The arrival of Ice Age hunter-gatherers in Western Europe over 30,000 years as they sought warmer climes has been revealed in “astonishing” detail for the first time.
Researchers analyzed the genomes of 356 prehistoric hunter-gatherers from different archaeological cultures – including new details of 116 individuals from 14 different European and Central Asian countries.
The team explained that modern humans began to spread across Eurasia around 45,000 years ago, but previous research showed that the first modern humans that arrived in Europe did not contribute to later populations.
The new study focuses on the people who lived between 35,000 and 5,000 years ago and that are – at least partially – the ancestors of the present-day population of Western Eurasia, including – for the first time – the genomes of people who lived during the Last Glacial Maximum (LGM), the coldest phase of the last Ice Age, around 25,000 years ago.
The researchers were surprised to discover that populations from different regions associated with the Gravettian culture, which was widespread across Europe between 32,000 and 24,000 years ago, were not closely related to each other.
They were linked by a common archaeological culture: the use of similar weapons and they also produced similar portable art.
However, genetically, the populations from western and south-western Europe – today’s France and Iberia – differed from the then populations from central and southern Europe: today’s Czech Republic and Italy.
The gene pool of the western Gravettian populations is found continuously for at least 20,000 years: their descendants who are associated with the Solutrean and Magdalenian cultures stayed in south-western Europe during the coldest part of the last Ice Age -between 25,000 and 19,000 years ago – and later spread north-eastward to the rest of Europe.
Study first author Professor Cosimo Posth said: “With these findings, we can for the first time directly support the hypothesis that during the Last Glacial Maximum people found refuge in the climatically more favorable region of south-western Europe”
He explained that the Italian peninsula was previously considered to be another climatic refuge for humans during the LGM.
However, the research team found no evidence of this.

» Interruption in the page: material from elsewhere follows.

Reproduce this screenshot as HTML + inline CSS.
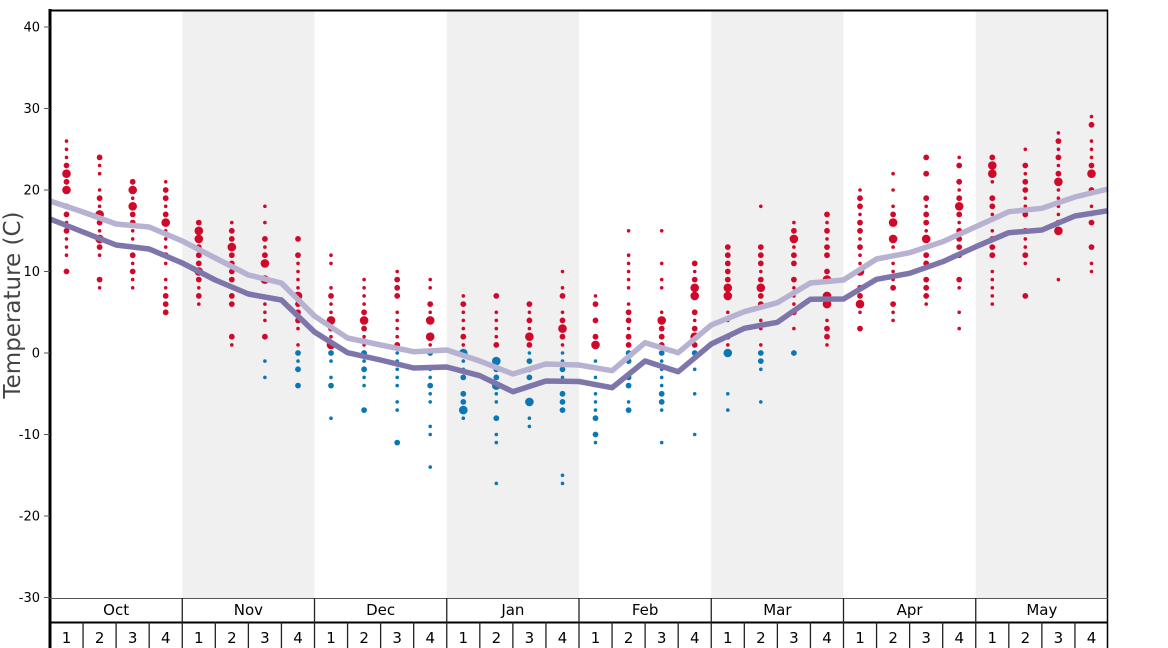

In fact, hunter-gatherer populations associated with the Gravettian culture and living in central and southern Europe are no longer genetically detectable after the LGM.
People with a new gene pool settled in these areas instead, according to the research team.
Co-author Professor He Yu, of Peking University in China, said: “We find that individuals associated with a later culture, the Epigravettian, are genetically distinct from the area‘s previous inhabitants.
“Presumably, these people came from the Balkans, arrived first in northern Italy around the time of the glacial maximum and spread all the way south to Sicily.”
The analyzed genomes also show that the descendants of the Epigravettian inhabitants of the Italian peninsula spread across the rest of Europe around 14,000 years ago, replacing populations associated with the Magdalenian culture.
The research team describes a large-scale genetic replacement that may have been caused, in part, by climatic changes that forced people to migrate.
Study senior author Professor Johannes Krause said: “At that time, the climate warmed up quickly and considerably and forests spread across the European continent.
“This may have prompted people from the south to expand their habitat.
“The previous inhabitants may have migrated to the north as their habitat, the ‘mammoth’ steppe, dwindled.”
The findings, published in the journal Nature, show that there had been no genetic exchange between contemporaneous hunter-gatherer populations in western and eastern Europe for more than 6,000 years.
Interactions between people from central and eastern Europe can only be detected again from 8,000 years ago.
Prof Yu said: “At that time, hunter-gatherers with distinct ancestries and appearances started to mix with each other.
“They were different in many aspects, including their skin and eye color.”
The researchers say that, during that time, agriculture and a sedentary lifestyle spread from Anatolia to Europe.
Prof Krause, of the Max Planck Institute for Evolutionary Anthropology, said: “It is possible that the migration of early farmers into Europe triggered the retreat of hunter-gatherer populations to the northern edge of Europe.
“At the same time, these two groups started mixing with each other, and continued to do so for around 3,000 years.”
Prof Posth, of the University of Tübingen in Germany, added: “The data we gained from this study provides us with astonishingly detailed insights into the developments and encounters of West Eurasian hunter-gatherer groups.
“Further interdisciplinary research will clarify which exact processes were responsible for the genetic replacements of entire Ice Age populations.”